During the public comment portion, the moderator asked the audience to raise their hands after each comment if they had similar sentiments to express, so the task force could gauge how many shared an opinion without duplicate comments.

Moab locals, as well as several persons who identified themselves as being from other cities and towns in the region, spoke during the public comment portion of the town hall. Many thanked the task force for their outreach efforts and for coming to Moab.

Grand County High School teacher and Grand Education Association President Hank Postma said he was at the town hall to stand for education.

“Nothing here does anything to fix us being the last in the nation for education funding,” Postma said, adding, “The current funding of education is not meeting the needs of our students.”

Postma also said, “We’ve been told for the last decade-plus to be patient and let the economy grow, and that growth will fund the needs of our students. Well, the economy has grown. And rather than taking the opportunity to invest in our children, we are looking at putting that money elsewhere.”

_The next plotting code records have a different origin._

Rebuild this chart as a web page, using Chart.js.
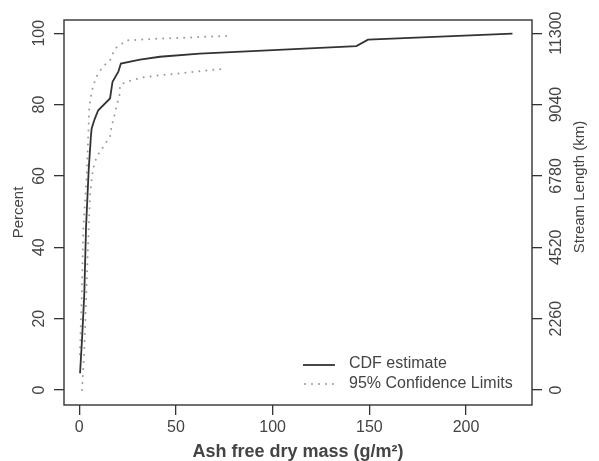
<!DOCTYPE html>
<html>
<head>
<meta charset="utf-8">
<script src="https://cdn.jsdelivr.net/npm/chart.js@4/dist/chart.umd.min.js"></script>
<style>
  html, body { margin: 0; padding: 0; background: #fff; }
  #wrap { width: 599px; height: 461px; }
</style>
</head>
<body>
<div id="wrap"><canvas id="cdfChart" width="599" height="461"></canvas></div>
<script>
// CDF estimate (x = ash free dry mass, y = percent)
var cdfX = [0.4, 1.5, 2.6, 3.5, 4.3, 4.9, 6.0, 6.4, 8.0, 9.8, 15.9, 17.2, 20.2, 21.5, 31.4, 41.7, 62.3, 143.3, 149.3, 224];
var cdfY = [4.7, 15, 27, 45.7, 55, 62, 71, 73.3, 76, 78.4, 81.7, 86.4, 89.2, 91.5, 92.6, 93.4, 94.3, 96.4, 98.2, 99.9];
// 95% confidence limits
var upperX = [0.3, 1.3, 2.1, 3.8, 5.2, 6.4, 8.6, 12.1, 15.9, 18.4, 24.5, 41.7, 76.1];
var upperY = [10, 27, 45.7, 59.7, 79.4, 83.6, 87.6, 90.6, 92.4, 95.7, 98, 98.5, 99.2];
var lowerX = [1.4, 2.5, 3.5, 4.5, 5.6, 7.0, 9.0, 12.4, 15.9, 16.7, 20.1, 21.0, 21.0, 24.5, 33.0, 41.7, 76.1];
var lowerY = [0, 10, 25, 40, 55, 61.6, 65.4, 68.2, 71, 73.8, 81.2, 83.1, 85.4, 86.4, 87.6, 88.2, 90.1];
// axis ticks
var xTicks = [0, 50, 100, 150, 200];
var pctTicks = [0, 20, 40, 60, 80, 100];
var kmTicks = [0, 2260, 4520, 6780, 9040, 11300];
var kmPerPct = 113;

function pts(xs, ys) {
  return xs.map(function(x, i) { return {x: x, y: ys[i]}; });
}

var FONT = "'Liberation Sans', Arial, sans-serif";
var TXT = '#444';
var AX = '#333';

// box, legend and right-hand title
var extras = {
  id: 'extras',
  afterDraw: function(chart) {
    var ctx = chart.ctx, a = chart.chartArea;
    ctx.save();
    ctx.strokeStyle = AX;
    ctx.lineWidth = 1.4;
    ctx.strokeRect(a.left, a.top, a.right - a.left, a.bottom - a.top);

    // legend
    ctx.lineWidth = 1.8;
    ctx.strokeStyle = '#333';
    ctx.beginPath(); ctx.moveTo(303, 365); ctx.lineTo(335, 365); ctx.stroke();
    ctx.strokeStyle = '#999';
    ctx.lineWidth = 2;
    ctx.lineCap = 'round';
    ctx.setLineDash([0, 7]);
    ctx.beginPath(); ctx.moveTo(305, 384); ctx.lineTo(335, 384); ctx.stroke();
    ctx.setLineDash([]);
    ctx.fillStyle = TXT;
    ctx.font = '16px ' + FONT;
    ctx.textBaseline = 'middle';
    ctx.textAlign = 'left';
    ctx.fillText('CDF estimate', 349, 364);
    ctx.fillText('95% Confidence Limits', 349, 384);

    // right axis title
    ctx.translate(580, 187);
    ctx.rotate(-Math.PI / 2);
    ctx.textAlign = 'center';
    ctx.font = '15px ' + FONT;
    ctx.fillText('Stream Length (km)', 0, 0);
    ctx.restore();
  }
};

var tickGrid = { display: true, drawOnChartArea: false, drawTicks: true, tickLength: 10, color: AX, lineWidth: 1.3 };
function plain(v) { return String(v); }

new Chart(document.getElementById('cdfChart').getContext('2d'), {
  type: 'scatter',
  data: {
    datasets: [
      { label: 'CDF estimate', data: pts(cdfX, cdfY), showLine: true, borderColor: '#333', borderWidth: 1.8, pointRadius: 0, tension: 0 },
      { label: 'upper', data: pts(upperX, upperY), showLine: true, borderColor: '#999', borderWidth: 2, borderDash: [0, 7], borderCapStyle: 'round', pointRadius: 0 },
      { label: 'lower', data: pts(lowerX, lowerY), showLine: true, borderColor: '#999', borderWidth: 2, borderDash: [0, 7], borderCapStyle: 'round', pointRadius: 0 }
    ]
  },
  options: {
    responsive: false,
    animation: false,
    layout: { padding: { top: 20, left: 0, right: 0, bottom: 0 } },
    plugins: { legend: { display: false }, tooltip: { enabled: false } },
    scales: {
      x: {
        type: 'linear', position: 'bottom', min: -7.9, max: 234.1,
        afterBuildTicks: function(s) { s.ticks = xTicks.map(function(v) { return {value: v}; }); },
        afterFit: function(s) { s.height = 56; },
        grid: tickGrid,
        border: { display: false },
        ticks: { color: TXT, font: { family: FONT, size: 16 }, padding: 3, maxRotation: 0, callback: plain },
        title: { display: true, text: 'Ash free dry mass (g/m²)', color: TXT, font: { family: FONT, size: 18, weight: 'bold', lineHeight: 1 }, padding: 0 }
      },
      y: {
        type: 'linear', position: 'left', min: -4.2, max: 103.7,
        afterBuildTicks: function(s) { s.ticks = pctTicks.map(function(v) { return {value: v}; }); },
        afterFit: function(s) { s.width = 64; },
        grid: tickGrid,
        border: { display: false },
        ticks: { color: TXT, font: { family: FONT, size: 16 }, padding: 1, minRotation: 90, maxRotation: 90, crossAlign: 'center', callback: plain },
        title: { display: true, text: 'Percent', color: TXT, font: { family: FONT, size: 15 }, padding: { top: 10, bottom: 0 } }
      },
      y2: {
        type: 'linear', position: 'right', min: -4.2 * kmPerPct, max: 103.7 * kmPerPct,
        afterBuildTicks: function(s) { s.ticks = kmTicks.map(function(v) { return {value: v}; }); },
        afterFit: function(s) { s.width = 67; },
        grid: tickGrid,
        border: { display: false },
        ticks: { color: TXT, font: { family: FONT, size: 16 }, padding: -7, minRotation: 90, maxRotation: 90, crossAlign: 'center', callback: plain }
      }
    }
  },
  plugins: [extras]
});
</script>
</body>
</html>
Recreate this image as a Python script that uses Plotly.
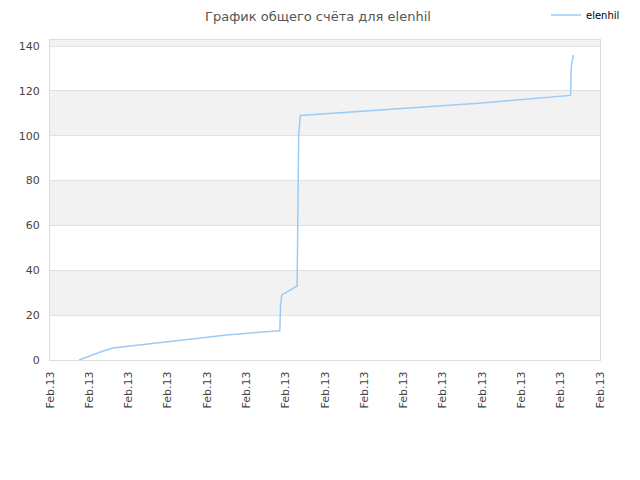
import plotly.graph_objects as go

# Data (x in tick-index units, y in score)
x_vals = [0.74, 1.0, 1.3, 1.6, 2.5, 3.5, 4.5, 5.5, 5.85, 5.87, 5.9, 6.29, 6.31, 6.33, 6.37, 7.0, 9.0, 11.0, 13.25, 13.27, 13.32]
y_vals = [0.0, 1.8, 3.7, 5.3, 7.2, 9.3, 11.2, 12.6, 13.0, 25.0, 29.0, 33.0, 73.0, 100.0, 109.0, 109.8, 112.0, 114.6, 118.0, 131.0, 136.0]
tick_vals = list(range(15))
tick_text = ["Feb.13"] * 15
series_name = "elenhil"
title_text = "График общего счёта для elenhil"
y_ticks = [0, 20, 40, 60, 80, 100, 120, 140]

W, H = 632, 472  # page body has an 8px margin
ML, MR, MT, MB = 42, 40, 32, 120
PH = H - MT - MB

fig = go.Figure()
fig.add_trace(go.Scatter(x=x_vals, y=y_vals, mode="lines", name=series_name,
                         line=dict(color="#9ccbf5", width=1.5), showlegend=True))

shapes = []
for lo in [20, 60, 100, 140]:
    shapes.append(dict(type="rect", xref="paper", yref="y", x0=0, x1=1, y0=lo, y1=lo + 20,
                       fillcolor="#f2f2f2", line=dict(width=0), layer="below"))

fig.add_annotation(text=title_text, xref="paper", yref="paper",
                   x=(310 - ML) / (W - ML - MR), y=1 + (MT - 8) / PH,
                   xanchor="center", yanchor="middle", showarrow=False,
                   font=dict(family="DejaVu Sans", size=13, color="#555555"))

fig.update_layout(
    width=W, height=H,
    margin=dict(l=ML, r=MR, t=MT, b=MB, autoexpand=False),
    paper_bgcolor="white", plot_bgcolor="white",
    font=dict(family="DejaVu Sans", size=11, color="#444444"),
    legend=dict(x=617 / W, xref="container", y=1 - 7 / H, yref="container",
                xanchor="right", yanchor="middle", bgcolor="rgba(0,0,0,0)",
                font=dict(size=10, color="#000000"), itemwidth=30),
    shapes=shapes,
    xaxis=dict(range=[0, 14], tickvals=tick_vals, ticktext=tick_text, tickangle=-90,
               showgrid=False, zeroline=False, showline=True, linecolor="#dddddd", mirror=True,
               ticks="outside", ticklen=6, tickcolor="rgba(0,0,0,0)", fixedrange=True,
               automargin=False),
    yaxis=dict(range=[0, 142.7], tickvals=y_ticks, showgrid=True, gridcolor="#e2e2e2",
               zeroline=False, showline=True, linecolor="#dddddd", mirror=True,
               ticks="outside", ticklen=7, tickcolor="rgba(0,0,0,0)",
               fixedrange=True, automargin=False),
)
fig.write_html("out.html")
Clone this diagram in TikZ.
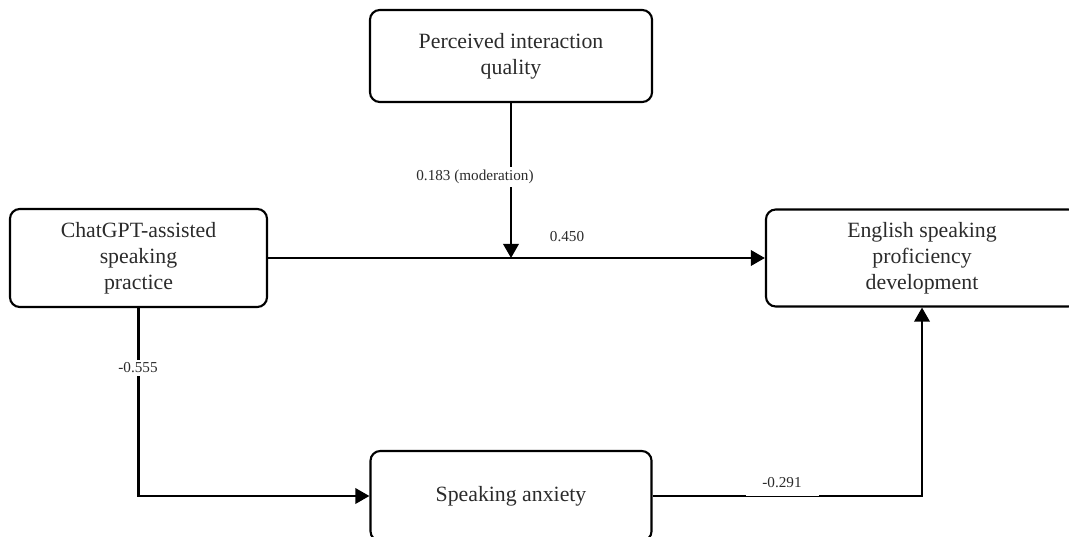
\documentclass[tikz,border=0pt]{standalone}
\usepackage{fontspec}
\setmainfont{Liberation Serif}
\usepackage{xcolor}
\usetikzlibrary{arrows.meta}
\definecolor{textColor}{HTML}{2B2B2B}

\begin{document}
\begin{tikzpicture}[x=0.025cm, y=-0.025cm,
    box/.style={draw, line width=1.5pt, rounded corners=7pt, align=center,
        text=textColor, font=\fontsize{15.5}{18.5}\selectfont},
    coef/.style={text=textColor, font=\fontsize{10.8}{12}\selectfont, inner sep=2pt},
    link/.style={line width=1.5pt, -{Triangle[length=10pt, width=11pt]}}]
    \clip (0,0) rectangle (1069,537);
    % boxes
    \node[box, minimum width=7.05cm, minimum height=2.3cm] (per) at (511,56)
        {Perceived interaction\\quality};
    \node[box, minimum width=6.425cm, minimum height=2.45cm] (gpt) at (138.5,258)
        {ChatGPT-assisted\\speaking\\practice};
    \node[box, minimum width=7.8cm, minimum height=2.425cm] (eng) at (922,258)
        {English speaking\\proficiency\\development};
    \node[box, minimum width=7.025cm, minimum height=2.25cm] (anx) at (511,496)
        {Speaking anxiety};
    % direct path
    \draw[link] (gpt.east) -- (eng.west);
    \node[coef] (c450) at (567,237) {0.450};
    % moderation
    \coordinate (mod) at (511,258);
    \draw[link] (per.south) -- (mod);
    \node[coef, fill=white] (c183) at (475,177) {0.183 (moderation)};
    % mediation
    \draw[link] (gpt.south) |- (anx.west);
    \node[coef, fill=white] (c555) at (138,368) {-0.555};
    \draw[link] (anx.east) -| (eng.south);
    \node[coef, fill=white, inner xsep=12pt, minimum height=18.6pt] (c291) at (782,483) {-0.291};
\end{tikzpicture}
\end{document}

Grand County Council member Curtis Wells spoke on behalf of the county council regarding the need to reform the Transient Room Tax, which is charged to those who rent temporary lodging for stays of less than 30 consecutive days. He said that currently the county is mandated to spend at least 47 percent of proceeds on tourism advertising, which means that $1.9 million is budgeted for promotion now — about one-sixth of the county’s general fund.

“We’re a fifth-class county dealing with the infrastructure needs of a first-class county,” Wells said, adding that it is important to give counties “the flexibility to manage the experience and manage the infrastructure” to maintain the best aspects of being a world class destination.

Many hands went up following Wells’ remarks.

Several speakers expressed opposition to increasing sales tax, which they said could be a cost burden to both businesses and locals.

Moab City Council member Kalen Jones read a statement on behalf of the city council.

“Sales-based taxes make up 81.6 percent of our General Fund budget,” Jones said. “Visitors to our community pay the majority of those sales-based taxes, and we are dependent on those taxes to provide services to a transient population of almost two million. Changes to that tax structure would mean that visitors would pay less and the cost of those services would shift primarily to our 5,300 citizens.”

This concern was shared by others who gave public comment.

The power point presentation on tax reform and a video recording of the Moab town hall meeting are available on the website strongerfutures.utah.gov. Public comment may also be submitted via the website.